Work required :: Everything from the line with "Rebuild this chart" through the line with "const massNi = 58.693;", inclusive, should be repeated exactly, except the pictures.

Data lines ::
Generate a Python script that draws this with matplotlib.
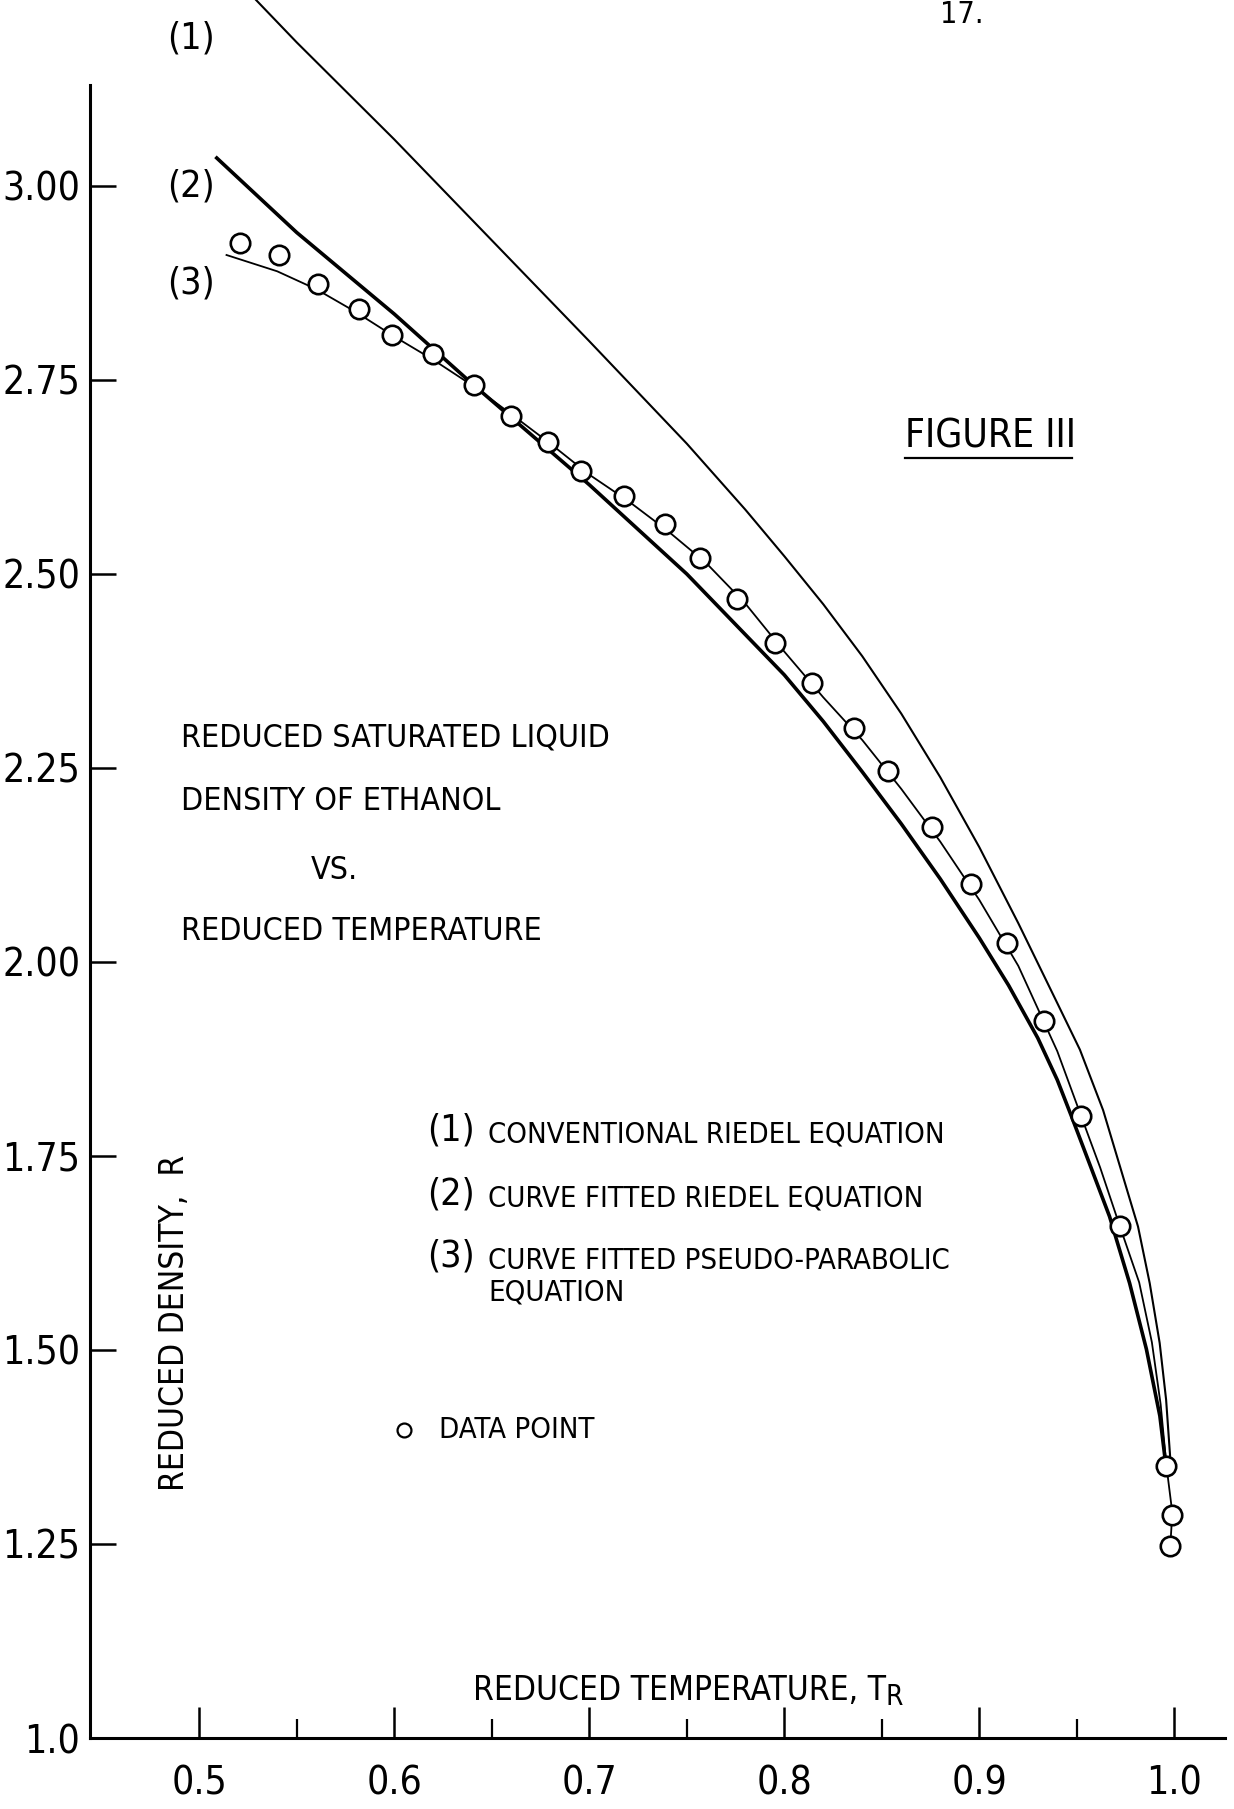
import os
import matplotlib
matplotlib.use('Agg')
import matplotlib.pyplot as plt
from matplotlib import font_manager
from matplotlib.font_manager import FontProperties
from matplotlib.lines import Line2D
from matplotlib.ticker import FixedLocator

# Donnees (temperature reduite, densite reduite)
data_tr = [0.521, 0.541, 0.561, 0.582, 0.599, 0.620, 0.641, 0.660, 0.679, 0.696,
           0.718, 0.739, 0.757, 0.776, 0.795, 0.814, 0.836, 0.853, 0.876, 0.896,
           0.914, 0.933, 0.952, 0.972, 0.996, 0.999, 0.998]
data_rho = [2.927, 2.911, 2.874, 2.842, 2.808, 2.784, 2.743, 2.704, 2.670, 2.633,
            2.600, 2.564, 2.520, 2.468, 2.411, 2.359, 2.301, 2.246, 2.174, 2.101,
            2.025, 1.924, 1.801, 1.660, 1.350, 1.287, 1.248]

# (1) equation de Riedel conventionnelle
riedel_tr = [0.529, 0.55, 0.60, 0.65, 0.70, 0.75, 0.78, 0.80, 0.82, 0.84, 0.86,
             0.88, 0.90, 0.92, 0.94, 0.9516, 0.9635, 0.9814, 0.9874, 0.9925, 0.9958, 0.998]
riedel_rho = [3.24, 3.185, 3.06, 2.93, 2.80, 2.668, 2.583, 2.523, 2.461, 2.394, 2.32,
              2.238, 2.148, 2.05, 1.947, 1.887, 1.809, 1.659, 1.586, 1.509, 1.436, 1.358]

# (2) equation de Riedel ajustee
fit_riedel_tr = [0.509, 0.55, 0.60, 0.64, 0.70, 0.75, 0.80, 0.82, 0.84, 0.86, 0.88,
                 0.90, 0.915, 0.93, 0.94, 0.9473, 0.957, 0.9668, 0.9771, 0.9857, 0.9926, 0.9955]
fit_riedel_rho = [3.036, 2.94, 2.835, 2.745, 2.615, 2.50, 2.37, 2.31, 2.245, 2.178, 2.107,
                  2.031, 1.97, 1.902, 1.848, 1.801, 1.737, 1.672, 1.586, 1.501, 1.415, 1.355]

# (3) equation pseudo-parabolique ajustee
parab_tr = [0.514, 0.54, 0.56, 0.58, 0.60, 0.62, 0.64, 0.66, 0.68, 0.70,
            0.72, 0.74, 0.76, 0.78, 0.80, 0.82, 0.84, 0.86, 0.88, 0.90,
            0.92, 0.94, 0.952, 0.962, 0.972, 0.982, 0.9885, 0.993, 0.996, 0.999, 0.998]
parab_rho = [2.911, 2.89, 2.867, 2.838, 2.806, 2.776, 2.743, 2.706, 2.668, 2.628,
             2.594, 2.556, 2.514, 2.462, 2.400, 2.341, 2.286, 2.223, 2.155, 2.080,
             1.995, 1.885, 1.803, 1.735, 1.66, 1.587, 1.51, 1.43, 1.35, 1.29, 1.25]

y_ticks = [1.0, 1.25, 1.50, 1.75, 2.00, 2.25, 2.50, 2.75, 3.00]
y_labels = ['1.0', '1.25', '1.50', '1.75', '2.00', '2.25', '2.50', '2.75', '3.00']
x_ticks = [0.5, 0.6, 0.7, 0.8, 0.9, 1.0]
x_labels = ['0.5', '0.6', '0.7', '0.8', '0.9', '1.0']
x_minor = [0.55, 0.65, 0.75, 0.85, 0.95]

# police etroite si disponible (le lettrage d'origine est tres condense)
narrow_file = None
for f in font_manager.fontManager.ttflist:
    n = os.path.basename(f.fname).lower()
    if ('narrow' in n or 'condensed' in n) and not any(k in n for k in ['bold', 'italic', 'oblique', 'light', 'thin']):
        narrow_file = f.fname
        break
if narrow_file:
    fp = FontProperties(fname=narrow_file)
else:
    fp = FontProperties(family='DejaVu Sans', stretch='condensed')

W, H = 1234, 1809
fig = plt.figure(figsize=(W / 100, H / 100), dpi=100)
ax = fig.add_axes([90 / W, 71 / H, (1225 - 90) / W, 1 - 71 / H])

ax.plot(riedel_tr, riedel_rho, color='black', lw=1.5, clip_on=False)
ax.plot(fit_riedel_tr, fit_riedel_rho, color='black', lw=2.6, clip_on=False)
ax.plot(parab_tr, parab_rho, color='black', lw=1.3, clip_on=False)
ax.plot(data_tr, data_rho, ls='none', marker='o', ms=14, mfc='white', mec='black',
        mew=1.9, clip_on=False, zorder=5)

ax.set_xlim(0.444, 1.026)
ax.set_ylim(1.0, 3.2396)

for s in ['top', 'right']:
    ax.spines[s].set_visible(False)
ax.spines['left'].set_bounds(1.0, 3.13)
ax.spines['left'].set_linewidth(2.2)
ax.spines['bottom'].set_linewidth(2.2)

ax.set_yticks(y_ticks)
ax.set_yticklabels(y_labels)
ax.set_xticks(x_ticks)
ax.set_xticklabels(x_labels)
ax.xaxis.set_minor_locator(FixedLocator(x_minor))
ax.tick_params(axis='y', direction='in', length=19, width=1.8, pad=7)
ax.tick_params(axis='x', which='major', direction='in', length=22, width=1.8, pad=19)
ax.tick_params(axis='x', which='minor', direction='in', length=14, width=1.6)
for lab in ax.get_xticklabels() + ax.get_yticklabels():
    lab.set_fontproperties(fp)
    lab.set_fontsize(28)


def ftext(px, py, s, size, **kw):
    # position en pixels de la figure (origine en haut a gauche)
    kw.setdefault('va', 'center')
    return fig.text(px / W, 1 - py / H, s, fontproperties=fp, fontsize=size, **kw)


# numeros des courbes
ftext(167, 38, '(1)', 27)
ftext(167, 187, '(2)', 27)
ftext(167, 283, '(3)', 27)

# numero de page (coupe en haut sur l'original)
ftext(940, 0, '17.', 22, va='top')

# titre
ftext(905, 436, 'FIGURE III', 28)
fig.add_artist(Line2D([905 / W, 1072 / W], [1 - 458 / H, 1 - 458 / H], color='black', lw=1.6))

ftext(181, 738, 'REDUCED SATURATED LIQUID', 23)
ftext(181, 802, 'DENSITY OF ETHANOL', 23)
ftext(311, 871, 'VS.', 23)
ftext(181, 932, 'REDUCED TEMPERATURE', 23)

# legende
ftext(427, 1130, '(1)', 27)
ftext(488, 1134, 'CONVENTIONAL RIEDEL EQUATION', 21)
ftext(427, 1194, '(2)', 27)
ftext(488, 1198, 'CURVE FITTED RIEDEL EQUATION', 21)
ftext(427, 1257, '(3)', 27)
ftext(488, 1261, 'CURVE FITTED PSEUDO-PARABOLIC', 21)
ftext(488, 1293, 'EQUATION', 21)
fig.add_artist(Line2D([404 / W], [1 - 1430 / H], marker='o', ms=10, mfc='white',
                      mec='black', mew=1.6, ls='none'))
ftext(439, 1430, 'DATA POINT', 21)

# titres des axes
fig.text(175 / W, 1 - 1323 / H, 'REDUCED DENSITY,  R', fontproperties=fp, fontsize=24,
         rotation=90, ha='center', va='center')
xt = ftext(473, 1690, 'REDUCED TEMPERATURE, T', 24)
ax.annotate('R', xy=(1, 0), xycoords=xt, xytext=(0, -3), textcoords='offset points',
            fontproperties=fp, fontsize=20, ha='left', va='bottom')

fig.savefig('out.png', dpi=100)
--
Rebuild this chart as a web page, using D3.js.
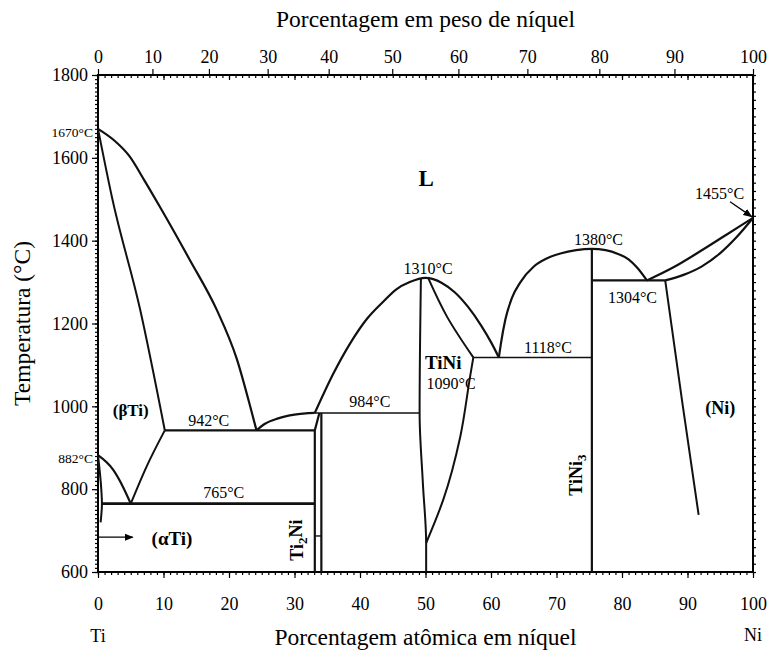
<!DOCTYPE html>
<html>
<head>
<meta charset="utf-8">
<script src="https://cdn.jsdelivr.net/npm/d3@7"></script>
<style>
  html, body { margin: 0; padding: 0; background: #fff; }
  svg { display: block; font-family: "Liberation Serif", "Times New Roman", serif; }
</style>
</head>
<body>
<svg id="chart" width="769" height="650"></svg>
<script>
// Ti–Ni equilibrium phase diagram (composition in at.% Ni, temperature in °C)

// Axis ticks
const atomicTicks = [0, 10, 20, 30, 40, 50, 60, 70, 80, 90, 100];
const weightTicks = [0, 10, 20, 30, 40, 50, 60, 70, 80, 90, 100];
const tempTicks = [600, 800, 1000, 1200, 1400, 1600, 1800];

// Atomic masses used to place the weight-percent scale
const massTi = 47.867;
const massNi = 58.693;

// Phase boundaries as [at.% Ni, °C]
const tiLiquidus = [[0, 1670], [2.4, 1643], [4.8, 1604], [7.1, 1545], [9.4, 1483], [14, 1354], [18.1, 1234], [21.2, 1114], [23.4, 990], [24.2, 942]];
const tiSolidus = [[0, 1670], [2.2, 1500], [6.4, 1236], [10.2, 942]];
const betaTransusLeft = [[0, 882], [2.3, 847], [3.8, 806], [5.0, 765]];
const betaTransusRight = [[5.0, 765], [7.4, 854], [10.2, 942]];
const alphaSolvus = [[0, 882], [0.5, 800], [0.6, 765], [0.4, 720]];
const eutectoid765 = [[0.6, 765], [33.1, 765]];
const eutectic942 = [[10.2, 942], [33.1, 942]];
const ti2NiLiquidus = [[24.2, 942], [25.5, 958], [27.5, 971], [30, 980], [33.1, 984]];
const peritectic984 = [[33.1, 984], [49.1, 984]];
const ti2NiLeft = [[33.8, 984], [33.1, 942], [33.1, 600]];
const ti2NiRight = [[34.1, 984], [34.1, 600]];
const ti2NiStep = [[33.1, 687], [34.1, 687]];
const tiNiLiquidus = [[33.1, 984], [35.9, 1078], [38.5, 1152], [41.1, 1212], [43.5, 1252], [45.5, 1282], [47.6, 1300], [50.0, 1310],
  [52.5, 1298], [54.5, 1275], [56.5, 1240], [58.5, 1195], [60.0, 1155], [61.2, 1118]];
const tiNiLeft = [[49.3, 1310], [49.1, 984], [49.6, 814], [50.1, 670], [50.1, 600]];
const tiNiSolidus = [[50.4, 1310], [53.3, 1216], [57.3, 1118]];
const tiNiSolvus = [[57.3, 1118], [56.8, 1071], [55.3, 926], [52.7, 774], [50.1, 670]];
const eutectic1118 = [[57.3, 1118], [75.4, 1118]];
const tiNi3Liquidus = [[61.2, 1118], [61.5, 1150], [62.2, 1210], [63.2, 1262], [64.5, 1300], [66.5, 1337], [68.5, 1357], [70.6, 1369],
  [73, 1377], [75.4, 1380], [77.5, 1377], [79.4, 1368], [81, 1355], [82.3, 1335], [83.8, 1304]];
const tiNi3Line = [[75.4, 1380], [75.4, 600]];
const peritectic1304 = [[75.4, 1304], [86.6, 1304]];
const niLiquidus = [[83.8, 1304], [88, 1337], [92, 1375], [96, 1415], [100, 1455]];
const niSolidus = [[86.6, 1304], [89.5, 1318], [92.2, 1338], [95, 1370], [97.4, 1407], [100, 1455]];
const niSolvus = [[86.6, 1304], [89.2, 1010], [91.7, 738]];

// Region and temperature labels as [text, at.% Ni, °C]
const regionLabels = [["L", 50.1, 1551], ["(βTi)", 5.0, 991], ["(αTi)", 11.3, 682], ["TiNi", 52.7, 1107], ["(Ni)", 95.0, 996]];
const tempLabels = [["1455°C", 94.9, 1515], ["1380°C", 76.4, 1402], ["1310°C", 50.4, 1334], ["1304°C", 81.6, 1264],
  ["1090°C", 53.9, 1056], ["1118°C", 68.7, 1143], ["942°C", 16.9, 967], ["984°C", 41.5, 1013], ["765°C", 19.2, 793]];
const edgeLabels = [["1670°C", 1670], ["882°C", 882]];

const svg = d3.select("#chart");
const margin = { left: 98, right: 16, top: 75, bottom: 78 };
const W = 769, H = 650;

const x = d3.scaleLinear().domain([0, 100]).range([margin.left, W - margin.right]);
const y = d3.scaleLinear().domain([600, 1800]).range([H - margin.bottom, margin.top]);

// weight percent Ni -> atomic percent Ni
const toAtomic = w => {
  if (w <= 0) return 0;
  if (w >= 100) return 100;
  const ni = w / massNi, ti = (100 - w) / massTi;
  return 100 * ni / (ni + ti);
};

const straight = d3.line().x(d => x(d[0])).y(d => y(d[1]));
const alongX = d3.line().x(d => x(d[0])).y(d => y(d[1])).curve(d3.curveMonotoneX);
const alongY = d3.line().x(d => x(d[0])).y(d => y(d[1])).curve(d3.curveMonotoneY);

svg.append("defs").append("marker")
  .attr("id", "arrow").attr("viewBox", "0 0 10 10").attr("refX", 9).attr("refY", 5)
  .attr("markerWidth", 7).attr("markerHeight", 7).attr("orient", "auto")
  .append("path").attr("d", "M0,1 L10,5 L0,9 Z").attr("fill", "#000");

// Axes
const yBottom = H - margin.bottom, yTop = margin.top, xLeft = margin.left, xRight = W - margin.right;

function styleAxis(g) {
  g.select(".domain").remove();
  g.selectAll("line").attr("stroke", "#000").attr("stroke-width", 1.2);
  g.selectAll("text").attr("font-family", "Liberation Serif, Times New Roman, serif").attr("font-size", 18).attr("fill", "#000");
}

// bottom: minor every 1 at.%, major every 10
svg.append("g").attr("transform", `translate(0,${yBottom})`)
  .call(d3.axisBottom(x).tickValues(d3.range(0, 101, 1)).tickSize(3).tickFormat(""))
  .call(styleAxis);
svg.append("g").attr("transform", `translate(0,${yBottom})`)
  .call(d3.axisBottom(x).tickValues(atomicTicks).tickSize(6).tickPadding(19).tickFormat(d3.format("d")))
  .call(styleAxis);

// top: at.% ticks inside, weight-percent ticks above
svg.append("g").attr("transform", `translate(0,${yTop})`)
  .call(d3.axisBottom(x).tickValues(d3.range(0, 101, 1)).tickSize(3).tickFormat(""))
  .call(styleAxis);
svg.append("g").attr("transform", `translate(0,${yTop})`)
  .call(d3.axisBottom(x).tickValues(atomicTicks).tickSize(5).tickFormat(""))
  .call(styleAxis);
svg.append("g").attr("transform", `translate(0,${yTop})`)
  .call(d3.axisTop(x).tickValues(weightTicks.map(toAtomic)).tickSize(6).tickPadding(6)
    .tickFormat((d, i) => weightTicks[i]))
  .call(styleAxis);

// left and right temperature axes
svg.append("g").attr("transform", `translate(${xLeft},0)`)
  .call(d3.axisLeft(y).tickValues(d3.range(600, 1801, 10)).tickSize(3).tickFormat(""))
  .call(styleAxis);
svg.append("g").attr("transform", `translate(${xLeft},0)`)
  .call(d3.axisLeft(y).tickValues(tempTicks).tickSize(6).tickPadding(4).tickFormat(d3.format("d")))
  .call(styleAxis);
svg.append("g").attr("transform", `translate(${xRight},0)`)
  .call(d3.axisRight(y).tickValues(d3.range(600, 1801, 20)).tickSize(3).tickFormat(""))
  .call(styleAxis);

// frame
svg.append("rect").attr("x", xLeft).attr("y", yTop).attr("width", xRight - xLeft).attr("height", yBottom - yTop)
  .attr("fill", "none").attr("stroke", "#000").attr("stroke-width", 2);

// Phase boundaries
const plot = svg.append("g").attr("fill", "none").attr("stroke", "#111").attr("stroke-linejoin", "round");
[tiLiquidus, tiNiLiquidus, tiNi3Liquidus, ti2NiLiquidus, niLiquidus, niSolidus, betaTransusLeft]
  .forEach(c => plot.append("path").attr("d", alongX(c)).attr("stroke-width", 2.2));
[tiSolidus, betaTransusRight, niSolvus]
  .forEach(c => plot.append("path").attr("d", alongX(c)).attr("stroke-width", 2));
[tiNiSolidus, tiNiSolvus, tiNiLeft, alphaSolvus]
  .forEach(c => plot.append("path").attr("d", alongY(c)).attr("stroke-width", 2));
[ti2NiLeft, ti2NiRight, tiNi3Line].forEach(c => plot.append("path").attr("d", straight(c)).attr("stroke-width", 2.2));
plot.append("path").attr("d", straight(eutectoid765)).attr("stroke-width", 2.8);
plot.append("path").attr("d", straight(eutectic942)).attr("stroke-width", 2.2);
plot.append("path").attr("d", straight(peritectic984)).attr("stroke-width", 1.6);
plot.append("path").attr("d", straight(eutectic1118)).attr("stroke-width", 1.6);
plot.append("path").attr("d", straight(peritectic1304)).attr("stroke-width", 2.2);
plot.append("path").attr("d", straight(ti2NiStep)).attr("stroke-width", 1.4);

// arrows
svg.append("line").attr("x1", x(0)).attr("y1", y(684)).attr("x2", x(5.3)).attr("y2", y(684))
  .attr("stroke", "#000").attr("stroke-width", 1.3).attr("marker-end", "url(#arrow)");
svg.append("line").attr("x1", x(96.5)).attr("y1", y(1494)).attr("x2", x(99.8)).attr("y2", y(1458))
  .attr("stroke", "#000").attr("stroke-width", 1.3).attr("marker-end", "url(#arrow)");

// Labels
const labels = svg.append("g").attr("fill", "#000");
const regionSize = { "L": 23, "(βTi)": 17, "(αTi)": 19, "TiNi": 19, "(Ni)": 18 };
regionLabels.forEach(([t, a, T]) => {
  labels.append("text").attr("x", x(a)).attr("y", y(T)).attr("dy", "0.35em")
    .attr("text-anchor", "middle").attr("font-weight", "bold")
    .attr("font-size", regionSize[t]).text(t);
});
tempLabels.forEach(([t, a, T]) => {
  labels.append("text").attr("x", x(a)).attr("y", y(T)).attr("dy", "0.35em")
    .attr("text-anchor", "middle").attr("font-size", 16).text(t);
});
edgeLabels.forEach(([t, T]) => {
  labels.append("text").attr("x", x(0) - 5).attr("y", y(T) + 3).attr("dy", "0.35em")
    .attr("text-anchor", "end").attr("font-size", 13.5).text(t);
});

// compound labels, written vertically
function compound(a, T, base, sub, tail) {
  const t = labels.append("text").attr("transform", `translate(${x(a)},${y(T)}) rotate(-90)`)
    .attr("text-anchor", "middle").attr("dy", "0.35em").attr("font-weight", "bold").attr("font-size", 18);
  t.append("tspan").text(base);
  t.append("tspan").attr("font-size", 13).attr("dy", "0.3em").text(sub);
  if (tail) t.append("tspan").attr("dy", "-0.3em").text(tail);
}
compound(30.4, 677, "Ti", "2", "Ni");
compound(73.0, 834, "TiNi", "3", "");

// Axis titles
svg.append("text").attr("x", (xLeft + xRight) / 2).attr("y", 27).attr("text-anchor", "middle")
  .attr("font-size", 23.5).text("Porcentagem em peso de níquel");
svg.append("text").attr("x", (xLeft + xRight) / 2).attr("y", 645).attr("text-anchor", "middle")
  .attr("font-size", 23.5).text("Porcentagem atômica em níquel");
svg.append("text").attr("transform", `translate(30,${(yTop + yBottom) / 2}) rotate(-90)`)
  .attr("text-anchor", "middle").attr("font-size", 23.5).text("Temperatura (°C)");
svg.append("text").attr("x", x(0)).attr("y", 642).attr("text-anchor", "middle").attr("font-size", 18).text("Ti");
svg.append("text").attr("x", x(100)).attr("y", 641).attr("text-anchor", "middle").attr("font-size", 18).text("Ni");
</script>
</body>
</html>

Output for this task ::
Rebuild this chart as a web page, using D3.js.
<!DOCTYPE html>
<html>
<head>
<meta charset="utf-8">
<script src="https://cdn.jsdelivr.net/npm/d3@7"></script>
<style>
  html, body { margin: 0; padding: 0; background: #fff; }
  svg { display: block; font-family: "Liberation Serif", "Times New Roman", serif; }
</style>
</head>
<body>
<svg id="chart" width="769" height="650"></svg>
<script>
// Ti–Ni equilibrium phase diagram (composition in at.% Ni, temperature in °C)

// Axis ticks
const atomicTicks = [0, 10, 20, 30, 40, 50, 60, 70, 80, 90, 100];
const weightTicks = [0, 10, 20, 30, 40, 50, 60, 70, 80, 90, 100];
const tempTicks = [600, 800, 1000, 1200, 1400, 1600, 1800];

// Atomic masses used to place the weight-percent scale
const massTi = 47.867;
const massNi = 58.693;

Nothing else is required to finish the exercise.